Można zobaczyć tutaj również cenne pod kątem przyrodniczym żeremia bobrów oraz zetknąć się z dziewiczą naturą tego pasma.
Podsumowanie
Bez wątpienia drewniane cerkwie Beskidu Niskiego tworzą wraz z wysiedlonymi, nieistniejącymi wioskami unikatową atmosferę dzisiejszej Łemkowszczyzny. Blisko 80 lat temu tętniły one życiem, zaś obecnie są cichymi świadkami przeszłości. Jakże barwnej, radosnej i żywej, a jednocześnie przykrej i smutnej historii. Podróż w czasie, jaka dokonuje się podczas eksplorowania tych terenów jest bez wątpienia niemożliwa do powtórzenia w innych regionach kraju. Towarzysząca tym okolicznościom dziewicza natura jeszcze bardziej podkreśla magię tego miejsca w rezultacie czego ma się wrażenie, że trafiło się do prawdziwej bajki. Bajki, która niekoniecznie ma dobre zakończenie, ale czaruje niezmiennie. Tak dziś, jak i wieku temu.
Piękna opowieść o łemkowskiej ziemi okraszona pierwszorzędnymi zdjęciami.
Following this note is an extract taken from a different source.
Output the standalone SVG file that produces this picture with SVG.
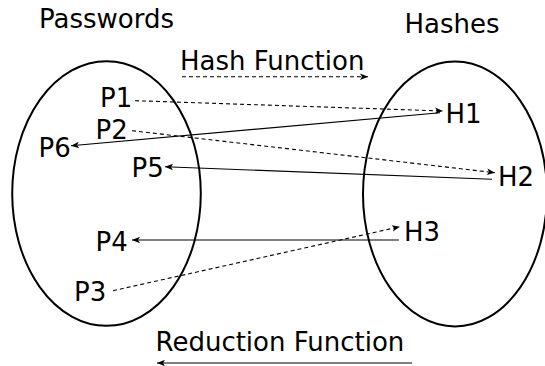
<svg xmlns="http://www.w3.org/2000/svg" width="545" height="366" viewBox="0 0 545 366">
<style>
text{font-family:"DejaVu Sans","Liberation Sans",sans-serif;font-size:26px;fill:#000}
.set{fill:none;stroke:#000;stroke-width:2}
.c{fill:none;stroke:#000;stroke-width:1.1}
.d{stroke-dasharray:4,3}
</style>
<defs>
<marker id="ah" markerUnits="userSpaceOnUse" markerWidth="12" markerHeight="10" viewBox="-9 -5 10 10" refX="0" refY="0" orient="auto">
<path d="M0,0 L-8,-3.2 L-6,0 L-8,3.2 Z" fill="#000"/>
</marker>
</defs>
<rect width="545" height="366" fill="#fff"/>
<g id="passwords">
<ellipse class="set" cx="106.5" cy="193.5" rx="94.3" ry="132.3"/>
<text x="39" y="27.5" font-size="28">Passwords</text>
</g>
<g id="hashes">
<ellipse class="set" cx="455" cy="194" rx="92" ry="132.5"/>
<text x="404.5" y="33" font-size="27.5">Hashes</text>
</g>
<g id="P1"><text x="100" y="106.7">P1</text></g>
<g id="P2"><text x="95.5" y="139">P2</text></g>
<g id="P6"><text x="38.5" y="156.7">P6</text></g>
<g id="P5"><text x="131.5" y="177.3">P5</text></g>
<g id="P4"><text x="95.5" y="251">P4</text></g>
<g id="P3"><text x="74" y="301">P3</text></g>
<g id="H1"><text x="445.5" y="123.3">H1</text></g>
<g id="H2"><text x="498" y="185.7">H2</text></g>
<g id="H3"><text x="404" y="240.7">H3</text></g>
<g id="labels">
<text x="180" y="70" font-size="27">Hash Function</text>
<text x="155.5" y="351" font-size="27">Reduction Function</text>
</g>
<g id="connectors">
<line class="c d" x1="182" y1="76.7" x2="368" y2="76.7" marker-end="url(#ah)"/>
<line class="c" x1="412" y1="363" x2="157" y2="363" marker-end="url(#ah)"/>
<line class="c d" x1="135" y1="100.7" x2="443" y2="111" marker-end="url(#ah)"/>
<line class="c" x1="440" y1="112.7" x2="71" y2="145.7" marker-end="url(#ah)"/>
<line class="c d" x1="132" y1="130.7" x2="495" y2="172.7" marker-end="url(#ah)"/>
<line class="c" x1="492" y1="179.3" x2="165" y2="166.7" marker-end="url(#ah)"/>
<line class="c d" x1="113" y1="290.7" x2="400" y2="226.7" marker-end="url(#ah)"/>
<line class="c" x1="399" y1="240" x2="132" y2="240" marker-end="url(#ah)"/>
</g>
</svg>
Kiedyś miałem przyjemność razem z dwoma towarzyszami podróży uczestniczyć w mszy w cerkwi w Owczarkach. Było nas w sumie 8 osób i pop. Niesamowite przeżycie, tym bardziej że mogliśmy zobaczyć każdy zakątek cerkwi. Polecam każdemu choć raz poczuć klimat prawdziwego Beskidu Niskiego.
Dzięki za miłe słowa! Bardzo się cieszę, ze wpis i zdjęcia Ci się spodobały! 🙂
Ten obszar jest naprawdę magiczny, a obcowanie z kulturą poprzez udział we mszy – to dopiero przezycie!
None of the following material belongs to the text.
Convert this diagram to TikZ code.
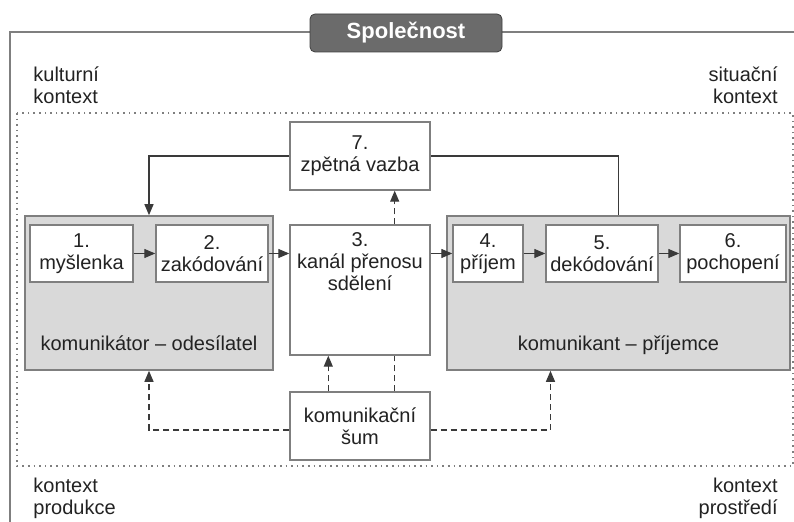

Bardzo interesuje mnie duchowa strefa tych regionów i zazdroszczę Ci naprawdę 🙂 muszę kiedyś wziąć udział w liturgii w cerkwi, to bardzo mistyczne chwile 🙂
Piękne zdjęcia! Wybieram się w te okolice w najbliższy weekend, dzięki za ten artykuł.
Dzięki Anita! Mam nadzieję, że to będzie piękny czas. Jesień na Łemkowszczyźnie jest niezwykła! 🙂
Miało nie być Łemków i ich świątyń a jednak Bóg zachował bo wiara Boska nie może zginąć.
Pisze książkę o Jasiunce nie tej z pod Rzeszowa tylko tej mojej koło Krzywej. Będę wdzięczny za każde zdjęcie za każdy materiał o wsi i ich mieszkańcach ,. Dziękuję Michał Hajtko
Drogi Michale,
dziedzictwo Łemków, które na naszych ziemiach się ostało jest nieocenione i musi być pielęgnowane. Pamięć i różne sposoby dokumentacji są ogromnie ważne, dlatego też trzymam ogromnie kciuki za powodzenie w pisaniu książki. Jeśli będę miał do czynienia z materiałem dotyczącym Jasiunki i Krzywej to na pewno się odezwę. Wszystkiego dobrego!